Mahal admitted that wide ownership of tractors (4.25 lakh) had led to over-capitalization of Punjab’s agriculture. About 40 percent of Punjab’s farm households own tractors and all use one. The machines run for about 350 hours a year on average, against the recommended duration of 1,000 hours. Convenience has overridden economic justification. Hiring is the best alternative. A number of cooperatives and private hirers have sprung up to hire out machines like combine harvesters which cost between Rs 8 lakh and Rs 15 lakh each. Laser levellers cost Rs 3.5 lakh. Equipment like rotavators (to churn the soil) and seeders are mostly hired.
Competition is acute says Ranjit Singh of Ludhiana district’s Bagga Khord village. His combine harvester operates for about two months a year. It can do both rice and paddy, though farmers prefer to cut basmati crop manually to prevent breakage of the delicate and expensive grains. Gurinder Singh Malli, of Nurpur Bet village, 17 km from Ludhiana city pays Rs 1,100 an acre to cut 13 acres of wheat crop.
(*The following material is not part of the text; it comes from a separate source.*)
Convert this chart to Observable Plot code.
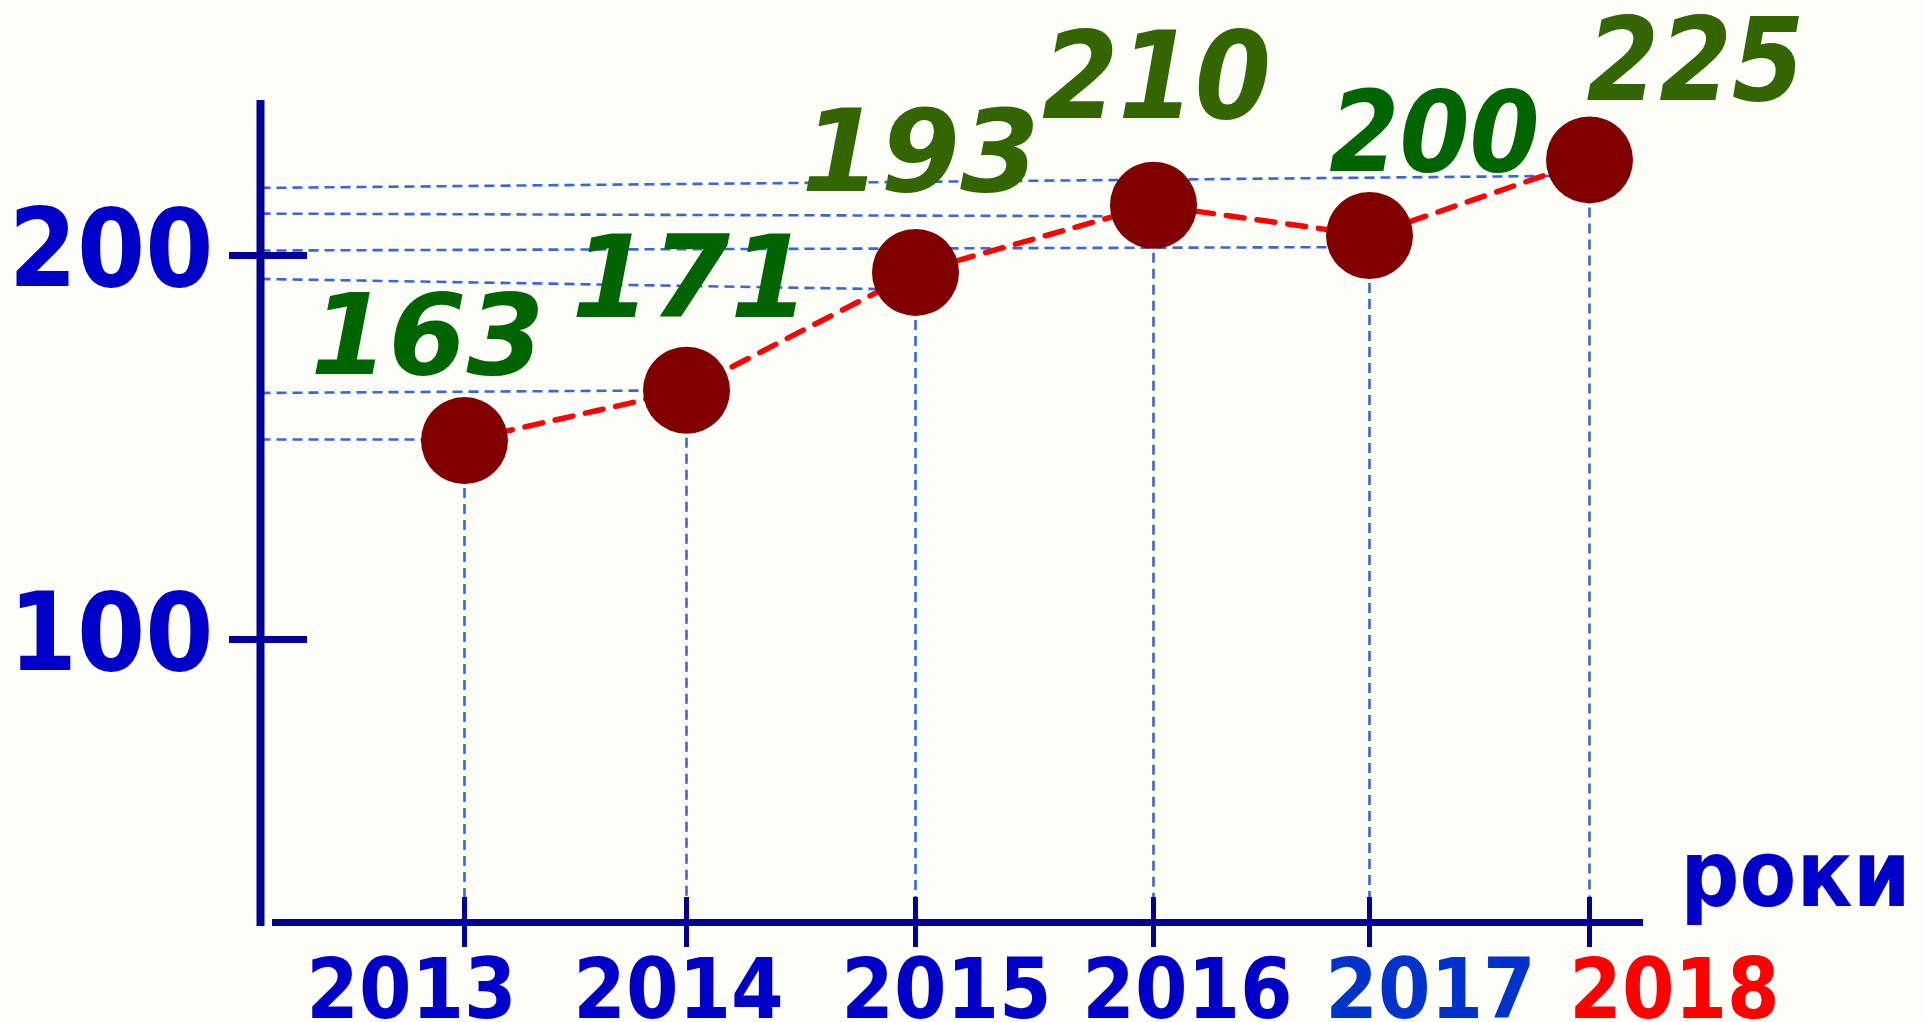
<!DOCTYPE html>
<html><head><meta charset="utf-8">
<script src="https://cdn.jsdelivr.net/npm/d3@7"></script>
<script src="https://cdn.jsdelivr.net/npm/@observablehq/plot@0.6"></script>
<style>
html,body{margin:0;padding:0;background:#fefef8;overflow:hidden}
#chart svg{display:block}
</style></head><body><div id="chart"></div>
<script>
// ---- data ----
const years = [2013, 2014, 2015, 2016, 2017, 2018];
const values = [163, 171, 193, 210, 200, 225];                 // printed labels
const dotLevels = [151.8, 164.9, 195.6, 213.1, 205.2, 224.9];   // where dots are drawn on the y scale
const guideStart = [152.1, 164.2, 193.9, 210.9, 201.3, 217.6];  // horizontal guide level at the axis
const guideEnd = [152.1, 164.9, 191.1, 210.2, 202.2, 220.8];    // horizontal guide level at the dot
const yTicks = [100, 200];
const yearLabels = ["2013", "2014", "2015", "2016", "2017", "2018"];
const axisTitle = "роки";

// ---- layout / style ----
const W = 1923, H = 1022;
const xRange = [464, 686, 915, 1153, 1369, 1589];   // hand-drawn, slightly uneven year spacing
const yDomain = [100, 200], yRange = [639, 255];
const xs = d3.scaleLinear(years, xRange);
const ys = d3.scaleLinear(yDomain, yRange);
const AXIS = "#000099", BLUE = "#0000c8", GUIDE = "#3a66d6";
const FONT = "'DejaVu Sans Condensed', 'DejaVu Sans', sans-serif";
const FONT_WIDE = "'DejaVu Sans', sans-serif";

const labelStyle = [
  {dx: -37, dy: -67, size: 112, fill: "#006400", font: FONT_WIDE},
  {dx: 4, dy: -73, size: 114, fill: "#006400", font: FONT_WIDE},
  {dx: 5, dy: -81, size: 114, fill: "#336600", font: FONT_WIDE},
  {dx: 3, dy: -87, size: 122, fill: "#336600", font: FONT},
  {dx: 65, dy: -65, size: 112, fill: "#006400", font: FONT},
  {dx: 106, dy: -60, size: 116, fill: "#336600", font: FONT}
];
const yearStyle = [
  {dx: -53, fill: BLUE}, {dx: -8, fill: BLUE}, {dx: 31, fill: BLUE},
  {dx: 34, fill: BLUE}, {dx: 61, fill: "#0033cc"}, {dx: 85, fill: "#ff0000"}
];

const idx = years.map((_, i) => i);
const axisX = xs.invert(260);
const baseY = ys.invert(922);
const guideStyle = {stroke: GUIDE, strokeWidth: 2.6, strokeDasharray: "10,6"};

const marks = [
  // horizontal guides
  Plot.link(idx, {x1: () => axisX, y1: i => guideStart[i], x2: i => years[i], y2: i => guideEnd[i], ...guideStyle}),
  // vertical guides
  Plot.ruleX(idx, {x: i => years[i], y1: i => dotLevels[i], y2: () => ys.invert(905), ...guideStyle}),
  // y axis line
  Plot.ruleX([axisX], {x: d => d, y1: ys.invert(926), y2: ys.invert(100), stroke: AXIS, strokeWidth: 8}),
  // y ticks
  Plot.ruleY(yTicks, {y: d => d, x1: xs.invert(229), x2: xs.invert(307), stroke: AXIS, strokeWidth: 7}),
  // x axis line
  Plot.ruleY([baseY], {y: d => d, x1: xs.invert(272), x2: xs.invert(1643), stroke: AXIS, strokeWidth: 7}),
  // x ticks
  Plot.ruleX(years, {x: d => d, y1: ys.invert(897), y2: ys.invert(947), stroke: AXIS, strokeWidth: 5}),
  // y tick labels
  Plot.text(yTicks, {x: () => xs.invert(213), y: d => d, text: d => String(d), textAnchor: "end",
    lineAnchor: "middle", dy: -4, fontSize: 109, fontWeight: "bold", fontFamily: FONT, fill: BLUE}),
  // trend line
  Plot.line(idx, {x: i => years[i], y: i => dotLevels[i], stroke: "#ff0000", strokeWidth: 5.5,
    strokeDasharray: "18,13"}),
  // dots
  Plot.dot(idx, {x: i => years[i], y: i => dotLevels[i], r: 43.5, fill: "#800000", stroke: "none"}),
  // value labels
  ...idx.map(i => Plot.text([i], {x: j => years[j], y: j => dotLevels[j], text: j => String(values[j]),
    dx: labelStyle[i].dx, dy: labelStyle[i].dy, lineAnchor: "bottom", textAnchor: "middle",
    fontSize: labelStyle[i].size, fontWeight: "bold", fontStyle: "italic",
    fontFamily: labelStyle[i].font, fill: labelStyle[i].fill})),
  // year labels
  ...idx.map(i => Plot.text([i], {x: j => years[j], y: () => ys.invert(1017), text: j => yearLabels[j],
    dx: yearStyle[i].dx, lineAnchor: "bottom", textAnchor: "middle",
    fontSize: 84, fontWeight: "bold", fontFamily: FONT, fill: yearStyle[i].fill})),
  // axis title
  Plot.text([axisTitle], {x: () => xs.invert(1795), y: () => ys.invert(905), text: d => d,
    lineAnchor: "bottom", textAnchor: "middle", fontSize: 92, fontWeight: "bold", fontFamily: FONT, fill: BLUE})
];

const chart = Plot.plot({
  width: W, height: H, margin: 0,
  x: {type: "linear", domain: years, range: xRange, axis: null},
  y: {type: "linear", domain: yDomain, range: yRange, axis: null},
  style: {background: "#fefef8", overflow: "visible"},
  marks
});
document.getElementById("chart").append(chart);
</script></body></html>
He will have to spend some more to clear the field of stalks, but it is still cheaper than getting the job done manually for Rs 5,000 an acre.
A little distance away is the office of Nurpur Bet cooperative society. Mahal calls it a ‘case study.’ It has 743 members in six villages owning 4,000 acres. It has invested about half a crore rupees in five tractors, three laser levellers, two threshers and a seeder and power sprayer. Despite hiring these out at a juicy discount to market rates it earned Rs 26 lakh in 2012-13 and has about Rs 2.5 crore in reserves. News report says Ludhiana has 63 such cooperatives, not all of which are well run or profitable. When asked why the society did not have a harvester, secretary Balbir Singh, said cost was not an issue as much as the rectitude of those operating it. There was no knowing whether complaints about mechanical faults were genuine or made up by the operator to avoid a day’s work!
A third of Punjab’s ten lakh holdings are of less than two hectares size. Their share has declined from half in 1991. There is a trend towards leasing. Those who cannot themselves cultivate or engaged in other activities prefer to lease out farms. The rates ─ Rs 30,000 to Rs 50,000 an acre annually ─ are quite steep but farmers have cottoned on to leasing to spread out their fixed costs.